→ Your objective:
Leave out the images and repeat the listing below without a single change.

____________________

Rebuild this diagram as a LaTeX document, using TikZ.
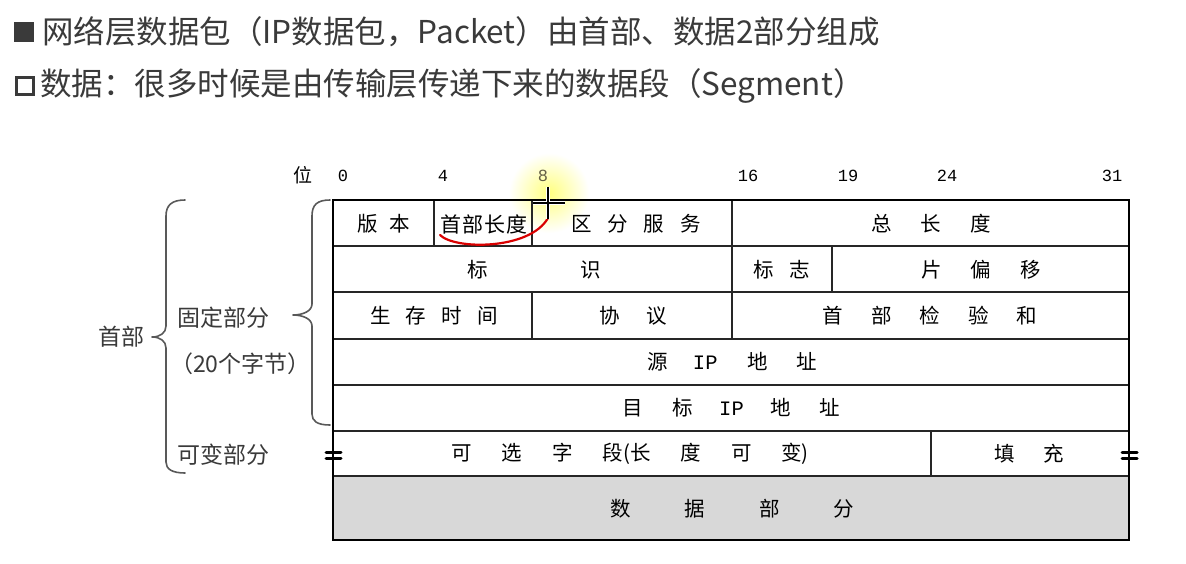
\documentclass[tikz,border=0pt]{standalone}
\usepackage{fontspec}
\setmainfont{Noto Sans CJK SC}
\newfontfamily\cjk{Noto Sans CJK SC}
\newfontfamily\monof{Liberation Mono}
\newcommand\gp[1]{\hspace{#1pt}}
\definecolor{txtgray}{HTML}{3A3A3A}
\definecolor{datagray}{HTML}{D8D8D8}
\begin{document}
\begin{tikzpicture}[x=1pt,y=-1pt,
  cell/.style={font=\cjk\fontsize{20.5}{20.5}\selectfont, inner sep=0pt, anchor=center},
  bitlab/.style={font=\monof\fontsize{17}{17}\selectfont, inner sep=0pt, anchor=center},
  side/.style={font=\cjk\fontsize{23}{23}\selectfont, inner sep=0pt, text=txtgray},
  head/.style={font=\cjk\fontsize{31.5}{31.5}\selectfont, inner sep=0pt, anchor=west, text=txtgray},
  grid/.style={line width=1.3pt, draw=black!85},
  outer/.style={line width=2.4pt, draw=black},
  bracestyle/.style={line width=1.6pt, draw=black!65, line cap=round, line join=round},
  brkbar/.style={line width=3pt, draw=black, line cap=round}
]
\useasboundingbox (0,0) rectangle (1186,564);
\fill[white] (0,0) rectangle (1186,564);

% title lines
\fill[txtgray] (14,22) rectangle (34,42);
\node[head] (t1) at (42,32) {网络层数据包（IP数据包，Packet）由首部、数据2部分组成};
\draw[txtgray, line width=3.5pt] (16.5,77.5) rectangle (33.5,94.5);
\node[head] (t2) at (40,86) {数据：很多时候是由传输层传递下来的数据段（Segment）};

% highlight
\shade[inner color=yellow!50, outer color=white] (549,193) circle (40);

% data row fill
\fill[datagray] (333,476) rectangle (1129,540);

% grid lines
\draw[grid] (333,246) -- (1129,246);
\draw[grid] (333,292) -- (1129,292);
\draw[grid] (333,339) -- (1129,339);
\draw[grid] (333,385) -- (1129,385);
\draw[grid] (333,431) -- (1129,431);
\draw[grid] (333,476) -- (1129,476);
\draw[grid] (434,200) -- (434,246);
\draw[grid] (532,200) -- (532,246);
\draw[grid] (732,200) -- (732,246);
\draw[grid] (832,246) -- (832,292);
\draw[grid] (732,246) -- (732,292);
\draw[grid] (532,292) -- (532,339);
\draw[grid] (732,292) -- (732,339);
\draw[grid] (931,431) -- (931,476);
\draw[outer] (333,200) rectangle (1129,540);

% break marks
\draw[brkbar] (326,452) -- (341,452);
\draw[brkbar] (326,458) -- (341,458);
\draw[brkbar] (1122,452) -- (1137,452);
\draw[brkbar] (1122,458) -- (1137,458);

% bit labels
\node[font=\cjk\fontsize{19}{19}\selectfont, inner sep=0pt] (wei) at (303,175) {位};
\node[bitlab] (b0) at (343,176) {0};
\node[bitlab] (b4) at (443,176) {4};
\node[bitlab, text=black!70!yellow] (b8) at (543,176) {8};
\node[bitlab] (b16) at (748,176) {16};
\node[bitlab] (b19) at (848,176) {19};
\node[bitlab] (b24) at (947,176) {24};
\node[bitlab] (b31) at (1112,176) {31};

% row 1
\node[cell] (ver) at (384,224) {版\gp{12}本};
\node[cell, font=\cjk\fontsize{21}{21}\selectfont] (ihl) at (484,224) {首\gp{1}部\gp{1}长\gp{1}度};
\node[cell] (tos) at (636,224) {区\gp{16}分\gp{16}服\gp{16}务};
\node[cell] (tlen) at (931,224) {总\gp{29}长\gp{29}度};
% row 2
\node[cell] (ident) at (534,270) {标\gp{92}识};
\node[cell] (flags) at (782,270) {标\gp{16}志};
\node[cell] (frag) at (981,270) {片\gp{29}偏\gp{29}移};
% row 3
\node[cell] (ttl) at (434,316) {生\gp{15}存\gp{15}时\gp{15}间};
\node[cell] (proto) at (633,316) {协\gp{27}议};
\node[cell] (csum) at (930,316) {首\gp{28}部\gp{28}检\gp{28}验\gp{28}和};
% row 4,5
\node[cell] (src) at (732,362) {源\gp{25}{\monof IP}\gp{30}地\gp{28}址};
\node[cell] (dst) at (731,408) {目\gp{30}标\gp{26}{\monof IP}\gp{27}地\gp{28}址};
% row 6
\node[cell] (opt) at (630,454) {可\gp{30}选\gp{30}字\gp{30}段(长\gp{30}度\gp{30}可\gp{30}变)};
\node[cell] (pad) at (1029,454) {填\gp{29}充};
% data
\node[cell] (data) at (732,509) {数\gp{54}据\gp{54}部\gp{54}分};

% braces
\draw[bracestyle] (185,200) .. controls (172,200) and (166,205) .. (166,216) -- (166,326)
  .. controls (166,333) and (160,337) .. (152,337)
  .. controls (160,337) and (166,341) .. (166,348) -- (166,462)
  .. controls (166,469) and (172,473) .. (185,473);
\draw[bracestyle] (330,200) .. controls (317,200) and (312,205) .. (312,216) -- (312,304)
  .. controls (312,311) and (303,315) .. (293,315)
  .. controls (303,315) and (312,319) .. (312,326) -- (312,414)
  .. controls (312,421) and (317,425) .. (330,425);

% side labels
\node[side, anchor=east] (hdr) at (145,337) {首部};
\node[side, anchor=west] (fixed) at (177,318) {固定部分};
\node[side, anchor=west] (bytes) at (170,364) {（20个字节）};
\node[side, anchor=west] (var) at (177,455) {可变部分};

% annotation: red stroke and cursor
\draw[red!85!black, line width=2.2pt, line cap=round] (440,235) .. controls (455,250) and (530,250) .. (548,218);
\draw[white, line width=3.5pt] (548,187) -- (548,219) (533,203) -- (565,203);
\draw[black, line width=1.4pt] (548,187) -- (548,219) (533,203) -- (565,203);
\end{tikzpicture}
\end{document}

____________________

→ Written solution:
Rebuild this diagram as a LaTeX document, using TikZ.
\documentclass[tikz,border=0pt]{standalone}
\usepackage{fontspec}
\setmainfont{Noto Sans CJK SC}
\newfontfamily\cjk{Noto Sans CJK SC}
\newfontfamily\monof{Liberation Mono}
\newcommand\gp[1]{\hspace{#1pt}}
\definecolor{txtgray}{HTML}{3A3A3A}
\definecolor{datagray}{HTML}{D8D8D8}
\begin{document}
\begin{tikzpicture}[x=1pt,y=-1pt,
  cell/.style={font=\cjk\fontsize{20.5}{20.5}\selectfont, inner sep=0pt, anchor=center},
  bitlab/.style={font=\monof\fontsize{17}{17}\selectfont, inner sep=0pt, anchor=center},
  side/.style={font=\cjk\fontsize{23}{23}\selectfont, inner sep=0pt, text=txtgray},
  head/.style={font=\cjk\fontsize{31.5}{31.5}\selectfont, inner sep=0pt, anchor=west, text=txtgray},
  grid/.style={line width=1.3pt, draw=black!85},
  outer/.style={line width=2.4pt, draw=black},
  bracestyle/.style={line width=1.6pt, draw=black!65, line cap=round, line join=round},
  brkbar/.style={line width=3pt, draw=black, line cap=round}
]
\useasboundingbox (0,0) rectangle (1186,564);
\fill[white] (0,0) rectangle (1186,564);

% title lines
\fill[txtgray] (14,22) rectangle (34,42);
\node[head] (t1) at (42,32) {网络层数据包（IP数据包，Packet）由首部、数据2部分组成};
\draw[txtgray, line width=3.5pt] (16.5,77.5) rectangle (33.5,94.5);
\node[head] (t2) at (40,86) {数据：很多时候是由传输层传递下来的数据段（Segment）};

% highlight
\shade[inner color=yellow!50, outer color=white] (549,193) circle (40);

% data row fill
\fill[datagray] (333,476) rectangle (1129,540);

% grid lines
\draw[grid] (333,246) -- (1129,246);
\draw[grid] (333,292) -- (1129,292);
\draw[grid] (333,339) -- (1129,339);
\draw[grid] (333,385) -- (1129,385);
\draw[grid] (333,431) -- (1129,431);
\draw[grid] (333,476) -- (1129,476);
\draw[grid] (434,200) -- (434,246);
\draw[grid] (532,200) -- (532,246);
\draw[grid] (732,200) -- (732,246);
\draw[grid] (832,246) -- (832,292);
\draw[grid] (732,246) -- (732,292);
\draw[grid] (532,292) -- (532,339);
\draw[grid] (732,292) -- (732,339);
\draw[grid] (931,431) -- (931,476);
\draw[outer] (333,200) rectangle (1129,540);

% break marks
\draw[brkbar] (326,452) -- (341,452);
\draw[brkbar] (326,458) -- (341,458);
\draw[brkbar] (1122,452) -- (1137,452);
\draw[brkbar] (1122,458) -- (1137,458);

% bit labels
\node[font=\cjk\fontsize{19}{19}\selectfont, inner sep=0pt] (wei) at (303,175) {位};
\node[bitlab] (b0) at (343,176) {0};
\node[bitlab] (b4) at (443,176) {4};
\node[bitlab, text=black!70!yellow] (b8) at (543,176) {8};
\node[bitlab] (b16) at (748,176) {16};
\node[bitlab] (b19) at (848,176) {19};
\node[bitlab] (b24) at (947,176) {24};
\node[bitlab] (b31) at (1112,176) {31};

% row 1
\node[cell] (ver) at (384,224) {版\gp{12}本};
\node[cell, font=\cjk\fontsize{21}{21}\selectfont] (ihl) at (484,224) {首\gp{1}部\gp{1}长\gp{1}度};
\node[cell] (tos) at (636,224) {区\gp{16}分\gp{16}服\gp{16}务};
\node[cell] (tlen) at (931,224) {总\gp{29}长\gp{29}度};
% row 2
\node[cell] (ident) at (534,270) {标\gp{92}识};
\node[cell] (flags) at (782,270) {标\gp{16}志};
\node[cell] (frag) at (981,270) {片\gp{29}偏\gp{29}移};
% row 3
\node[cell] (ttl) at (434,316) {生\gp{15}存\gp{15}时\gp{15}间};
\node[cell] (proto) at (633,316) {协\gp{27}议};
\node[cell] (csum) at (930,316) {首\gp{28}部\gp{28}检\gp{28}验\gp{28}和};
% row 4,5
\node[cell] (src) at (732,362) {源\gp{25}{\monof IP}\gp{30}地\gp{28}址};
\node[cell] (dst) at (731,408) {目\gp{30}标\gp{26}{\monof IP}\gp{27}地\gp{28}址};
% row 6
\node[cell] (opt) at (630,454) {可\gp{30}选\gp{30}字\gp{30}段(长\gp{30}度\gp{30}可\gp{30}变)};
\node[cell] (pad) at (1029,454) {填\gp{29}充};
% data
\node[cell] (data) at (732,509) {数\gp{54}据\gp{54}部\gp{54}分};

% braces
\draw[bracestyle] (185,200) .. controls (172,200) and (166,205) .. (166,216) -- (166,326)
  .. controls (166,333) and (160,337) .. (152,337)
  .. controls (160,337) and (166,341) .. (166,348) -- (166,462)
  .. controls (166,469) and (172,473) .. (185,473);
\draw[bracestyle] (330,200) .. controls (317,200) and (312,205) .. (312,216) -- (312,304)
  .. controls (312,311) and (303,315) .. (293,315)
  .. controls (303,315) and (312,319) .. (312,326) -- (312,414)
  .. controls (312,421) and (317,425) .. (330,425);

% side labels
\node[side, anchor=east] (hdr) at (145,337) {首部};
\node[side, anchor=west] (fixed) at (177,318) {固定部分};
\node[side, anchor=west] (bytes) at (170,364) {（20个字节）};
\node[side, anchor=west] (var) at (177,455) {可变部分};

% annotation: red stroke and cursor
\draw[red!85!black, line width=2.2pt, line cap=round] (440,235) .. controls (455,250) and (530,250) .. (548,218);
\draw[white, line width=3.5pt] (548,187) -- (548,219) (533,203) -- (565,203);
\draw[black, line width=1.4pt] (548,187) -- (548,219) (533,203) -- (565,203);
\end{tikzpicture}
\end{document}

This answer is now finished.